Insurers looking to seize opportunities presented by the growing Internet of Things (IoT) often face one immediate hurdle as they survey the countless products and systems that are going online, including cars, kitchen appliances, and heating and cooling equipment. In the huge amount of raw data these devices collect, the key word is “raw”: The wealth of information in this data isn’t always easy to extract.
The way to usable insight often lies through data science, predictive modeling, machine learning, and artificial intelligence (AI). These disciplines typically use complex methods that take significant investments of time, resources, and intellectual capital to master. A new white paper from Verisk, Inside the IoT Data Refinery: Extracting Insights from Telematics, takes the example of connected cars to explore the process of assessing, cleansing, and validating IoT data for potential use across the insurance life cycle, from lead generation and underwriting to claims.
Driving data collected by plug-in devices, mobile apps, and factory-installed systems provides the first common data elements typically used for insurance pricing. In line to follow these are electronic data recorders (EDRs, or “black boxes”), connected homes, and even wearables. But before the data can be analyzed and modeled accurately, it often must be prepared through processes that include data assessment, data cleansing, and device harmonization.
Verisk’s new report describes the typical assessment process whereby the Verisk IoT team works with potential data partners of the Verisk Data Exchange™ to assess new data sets and their use. Examples are focused on vehicle data—from original equipment manufacturers (OEMs), telematics service providers, mobile data loggers, and aftermarket devices—because of its accessibility.
Step-by-step data assessment
The first step in any data assessment or analysis of a data set is often examining the data specifications to identify any architectural failure at the earliest phase. When reading the specs, it should be evident whether the available elements can provide a minimal viable model and whether the resolution and frequency of the data are sufficient for modeling.
After reading, understanding, and approving the specs, a database that fits the specs should be structured and populated with data. When building and extracting the data, key factors include compatibility between the data format and the data set received; preservation of all data within the database structure; ability to trace and isolate each data element; and data storage in both raw and analysis-ready formats.
Finally, data should be assessed in terms of general statistical analysis, compatibility with specifications, completeness, and validation across the multiple sensors that feed the data set.
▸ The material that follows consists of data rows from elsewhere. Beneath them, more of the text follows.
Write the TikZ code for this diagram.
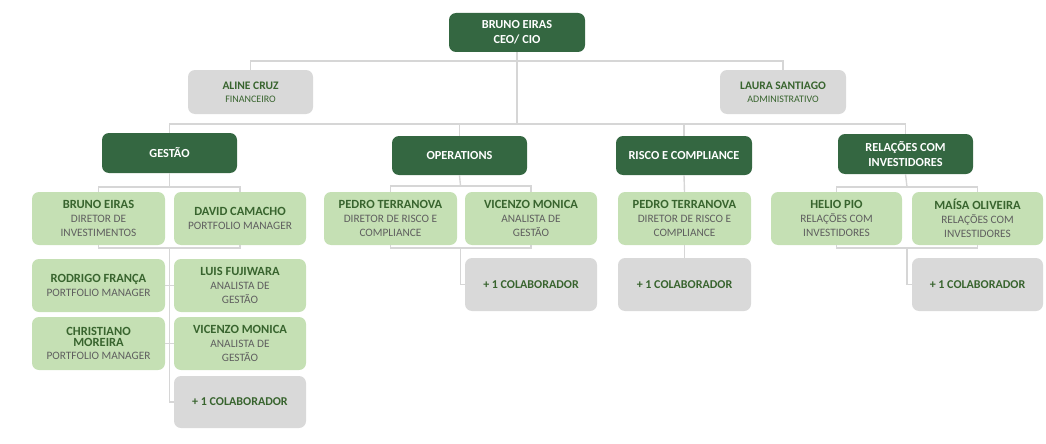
\documentclass[tikz,border=0pt]{standalone}
\usepackage{fontspec}
\setmainfont{Carlito}

\definecolor{dkgreen}{RGB}{52,103,65}
\definecolor{ltgreen}{RGB}{197,224,180}
\definecolor{ltgrey}{RGB}{217,217,217}
\definecolor{linegrey}{RGB}{214,214,214}
\definecolor{nmgreen}{RGB}{56,100,46}
\definecolor{subgrey}{RGB}{95,95,95}

\tikzset{
  box/.style={rounded corners=7pt, align=center, minimum width=133pt, minimum height=53pt, inner sep=1pt, font=\fontsize{11.3}{13.8}\selectfont},
  headbox/.style={box, fill=dkgreen, text=white, minimum width=135pt, minimum height=39pt, font=\fontsize{12.3}{15}\selectfont\bfseries},
  staffbox/.style={box, fill=ltgreen, text=subgrey},
  greybox/.style={box, fill=ltgrey, text=nmgreen, font=\fontsize{12}{14}\selectfont},
  link/.style={draw=linegrey, line width=1.4pt},
}
\newcommand{\nm}[1]{\textbf{\textcolor{nmgreen}{\fontsize{12.5}{13.8}\selectfont #1}}}

\begin{document}
\begin{tikzpicture}[x=1pt, y=-1pt]
    \useasboundingbox (0,0) rectangle (1046,444);

    % top
    \node (ceo) at (517,32.5) [headbox, minimum width=136pt] {BRUNO EIRAS\\CEO/ CIO};
    \node (aline) at (250.5,92) [greybox, minimum width=125pt, minimum height=44pt, font=\fontsize{10}{13}\selectfont] {\textbf{\fontsize{11.5}{13}\selectfont ALINE CRUZ}\\FINANCEIRO};
    \node (laura) at (783,92) [greybox, minimum width=126pt, minimum height=44pt, font=\fontsize{10}{13}\selectfont] {\textbf{\fontsize{11.5}{13}\selectfont LAURA SANTIAGO}\\ADMINISTRATIVO};

    % areas
    \node (gestao) at (169.5,153) [headbox, minimum height=40pt] {GESTÃO};
    \node (oper) at (459.5,155.5) [headbox] {OPERATIONS};
    \node (risco) at (684,155.5) [headbox, minimum width=136pt] {RISCO E COMPLIANCE};
    \node (rel) at (905.5,154) [headbox, minimum height=40pt] {RELAÇÕES COM\\INVESTIDORES};

    % gestao team
    \node (g1) at (98.5,218.5) [staffbox] {\nm{BRUNO EIRAS}\\DIRETOR DE\\INVESTIMENTOS};
    \node (g2) at (240,218.5) [staffbox, minimum width=132pt] {\nm{DAVID CAMACHO}\\PORTFOLIO MANAGER};
    \node (g3) at (98.5,285.5) [staffbox] {\nm{RODRIGO FRANÇA}\\PORTFOLIO MANAGER};
    \node (g4) at (240,285.5) [staffbox, minimum width=132pt] {\nm{LUIS FUJIWARA}\\ANALISTA DE\\GESTÃO};
    \node (g5) at (98.5,343.5) [staffbox] {\nm{CHRISTIANO}\\[-3pt]\nm{MOREIRA}\\PORTFOLIO MANAGER};
    \node (g6) at (240,343.5) [staffbox, minimum width=132pt] {\nm{VICENZO MONICA}\\ANALISTA DE\\GESTÃO};
    \node (g7) at (240,402) [greybox, minimum width=132pt, minimum height=52pt] {\textbf{+ 1 COLABORADOR}};

    % operations team
    \node (o1) at (390.5,218.5) [staffbox] {\nm{PEDRO TERRANOVA}\\DIRETOR DE RISCO E\\COMPLIANCE};
    \node (o2) at (531,218.5) [staffbox, minimum width=132pt] {\nm{VICENZO MONICA}\\ANALISTA DE\\GESTÃO};
    \node (o3) at (531,284.5) [greybox, minimum width=132pt] {\textbf{+ 1 COLABORADOR}};

    % risco team
    \node (r1) at (684.5,218.5) [staffbox] {\nm{PEDRO TERRANOVA}\\DIRETOR DE RISCO E\\COMPLIANCE};
    \node (r2) at (684.5,284.5) [greybox] {\textbf{+ 1 COLABORADOR}};

    % investor relations team
    \node (i1) at (836.5,218.5) [staffbox, minimum width=131pt] {\nm{HELIO PIO}\\RELAÇÕES COM\\INVESTIDORES};
    \node (i2) at (977.5,218.5) [staffbox, minimum width=131pt] {\nm{MAÍSA OLIVEIRA}\\RELAÇÕES COM\\INVESTIDORES};
    \node (i3) at (977.5,284.5) [greybox, minimum width=131pt] {\textbf{+ 1 COLABORADOR}};

    \coordinate (hub) at (517,61);
    \coordinate (bus) at (517,124);
    \coordinate (gtop) at (169.5,187);
    \coordinate (gbot) at (169.5,248);
    \coordinate (otop) at (460.5,186);
    \coordinate (obot) at (460.5,248);
    \coordinate (itop) at (907,187);
    \coordinate (ibot) at (907,248);

    % lines
    \draw [link] (aline.north) |- (hub) -| (laura.north);
    \draw [link] (ceo.south) -- (bus);
    \draw [link] (gestao.north) |- (bus) -| (rel.north);
    \draw [link] (oper.north) |- (bus);
    \draw [link] (risco.north) |- (bus);

    \draw [link] (gestao.south) -- (gtop);
    \draw [link] (g1.north) |- (gtop) -| (g2.north);
    \draw [link] (g1.south) |- (gbot) -| (g2.south);
    \draw [link] (gbot) -- (gbot |- g7.west) -- (g7.west);
    \draw [link] (g3.east) -- (g4.west);
    \draw [link] (g5.east) -- (g6.west);

    \draw [link] (oper.south) -- (otop);
    \draw [link] (o1.north) |- (otop) -| (o2.north);
    \draw [link] (o1.south) |- (obot) -| (o2.south);
    \draw [link] (obot) -- (obot |- o3.west) -- (o3.west);

    \draw [link] (risco.south) -- (r1.north);
    \draw [link] (r1.south) -- (r2.north);

    \draw [link] (rel.south) -- (itop);
    \draw [link] (i1.north) |- (itop) -| (i2.north);
    \draw [link] (i1.south) |- (ibot) -| (i2.south);
    \draw [link] (ibot) -- (ibot |- i3.west) -- (i3.west);
\end{tikzpicture}
\end{document}
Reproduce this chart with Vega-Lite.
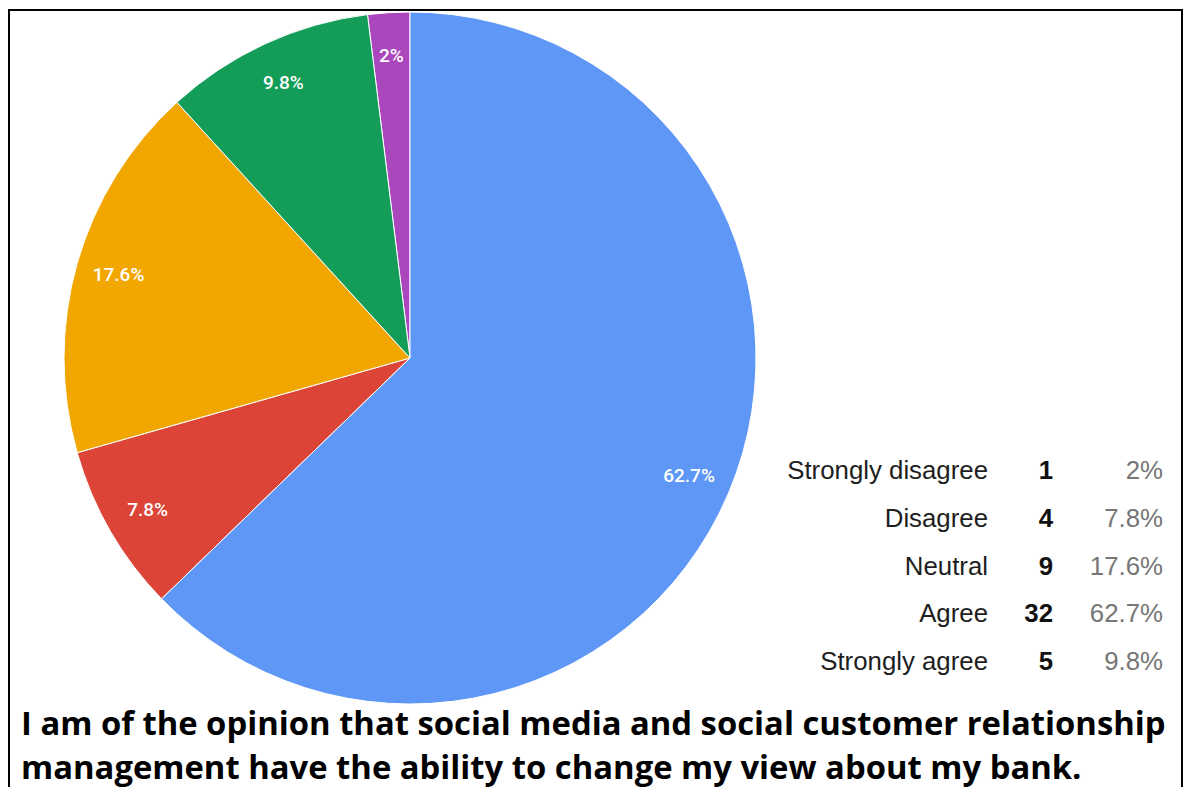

A set of tests and assessments should be created based on the provided specs, but it’s important to modify them as the assessment unfolds and when new findings on the data emerge.
An experienced hand
Verisk has been assessing telemetry data for more than a decade, examining various technologies and an array of devices, data elements, and data sources. Much of this work is done at the Verisk Telematics Innovation Center based in Tel Aviv, Israel. No matter how the data is delivered—connected car, mobile, or dongles—Verisk has developed effective mechanisms to help evaluate the data thoroughly.